Surface diurnal cycle and Boundary Layer structure over Rondonia during the rainy season
An integrated data set with simultaneous observations at the surface, from tethered balloons within the boundary layer and from rawinsonde ascents, was collected during the wet season experiment of the Large-Scale Biosphere-Atmosphere (LBA) Experiment in Amazonia during January and February of 1999 in support of the ground validation for the Tropical Rainfall Measuring Mission (TRMM). We analyze the surface diurnal cycles of temperature, humidity, lifting condensation level, equivalent potential temperature, and the surface fluxes of sensible and latent heat, ground heat flux and net radiation, for easterly and westerly wind regimes in the lower troposphere. During the easterly wind regimes, the diurnal evolution of mixing ratio shows that the flux of water vapor through cloud base exceeds the large surface evaporation. There is a trend toward a wetter and cooler subcloud layer as the rainy season progresses. Daytime surface Bowen ratio for this pasture site is about 0.4, and falls slightly as the rainy season progresses. Typically in the afternoon, evaporatively driven downdrafts from convective rainbands transform the boundary layer.

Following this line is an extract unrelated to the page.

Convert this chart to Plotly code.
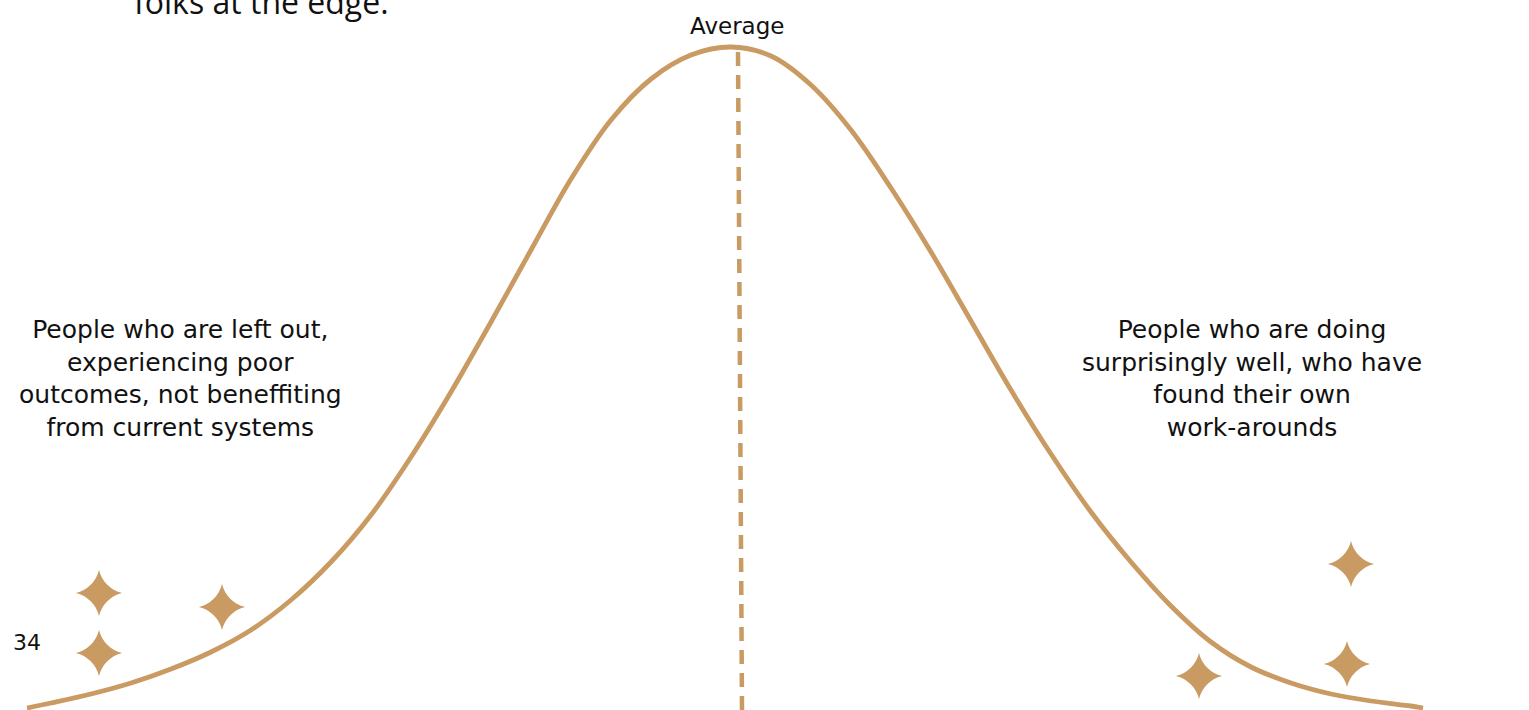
import plotly.graph_objects as go

# Bell curve (x position, height above the bottom edge)
curve_x = [27, 51, 91, 131, 171, 211, 251, 291, 331, 371, 411, 451, 491, 531, 571, 611, 651, 691,
           731,
           771, 811, 851, 891, 931, 971, 1011, 1051, 1091, 1131, 1171, 1211, 1251, 1291, 1331, 1371, 1411, 1423]
curve_y = [2, 7, 16, 27, 41, 58, 80, 110, 148, 195, 253, 318, 388, 460, 531, 590, 631, 655,
           663,
           654, 625, 580, 522, 458, 389, 320, 256, 198, 148, 104, 68, 43, 27, 16, 9, 4, 2]

# Average marker (dashed line)
avg_x = [738, 742]
avg_y = [658, 0]

# Sparkle markers
stars_x = [99, 99, 222, 1351, 1347, 1199]
stars_y = [117, 57, 103, 146, 46, 34]

left_label = "People who are left out,<br>experiencing poor<br>outcomes, not beneffiting<br>from current systems"
right_label = "People who are doing<br>surprisingly well, who have<br>found their own<br>work-arounds"
top_text = "folks at the edge."
avg_label = "Average"
page_no = "34"

GOLD = "#C99A62"
FONT = "DejaVu Sans"

fig = go.Figure()
fig.add_trace(go.Scatter(x=avg_x, y=avg_y, mode="lines",
                         line=dict(color=GOLD, width=4.5, dash="14px,9px"),
                         hoverinfo="skip", showlegend=False))
fig.add_trace(go.Scatter(x=curve_x, y=curve_y, mode="lines",
                         line=dict(color=GOLD, width=4.8, shape="spline", smoothing=1.0),
                         hoverinfo="skip", showlegend=False))
fig.add_trace(go.Scatter(x=stars_x, y=stars_y, mode="markers",
                         marker=dict(symbol="star-diamond", size=33, color=GOLD,
                                     line=dict(width=0)),
                         hoverinfo="skip", showlegend=False))

fig.add_annotation(x=737, y=684, text=avg_label, showarrow=False,
                   font=dict(family=FONT, size=23, color="#111"), xanchor="center", yanchor="middle")
fig.add_annotation(x=180, y=332, text=left_label, showarrow=False, align="center",
                   font=dict(family=FONT, size=25, color="#111"), xanchor="center", yanchor="middle")
fig.add_annotation(x=1252, y=332, text=right_label, showarrow=False, align="center",
                   font=dict(family=FONT, size=25, color="#111"), xanchor="center", yanchor="middle")
fig.add_annotation(x=27, y=68, text=page_no, showarrow=False,
                   font=dict(family=FONT, size=22, color="#111"), xanchor="center", yanchor="middle")
fig.add_annotation(x=261, y=709, text=top_text, showarrow=False,
                   font=dict(family="Open Sans", size=32, color="#111"), xanchor="center", yanchor="middle")

fig.update_layout(
    width=1529, height=710,
    margin=dict(l=0, r=0, t=0, b=0),
    paper_bgcolor="white", plot_bgcolor="white",
    xaxis=dict(range=[0, 1529], visible=False, fixedrange=True),
    yaxis=dict(range=[0, 710], visible=False, fixedrange=True),
)
fig.write_html("out.html", config={"displayModeBar": False},
               post_script="document.body.style.margin='0px';document.body.style.overflow='hidden';")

The fall of equivalent potential temperature in the boundary layer is similar for both regimes, but the boundary layer cooling by convective events during the westerly regimes is reduced, because the subcloud layer is shallower on average. Tethersonde ascents through the edges of gust fronts show that subcloud air is first cooled and moistened by rainfall evaporation before the arrival of downdraft air at the surface. These measurements provide a detailed observational basis for the validation and improvement of parameterizations for shallow and deep convection in numerical forecast models.
Betts, A. K., J. Fuentes, M. Garstang, and J. H. Ball, (2002): Surface diurnal cycle and Boundary Layer structure over Rondonia during the rainy season, J. Geophys. Res., 107, 8065, doi:10.1029/2001JD000356.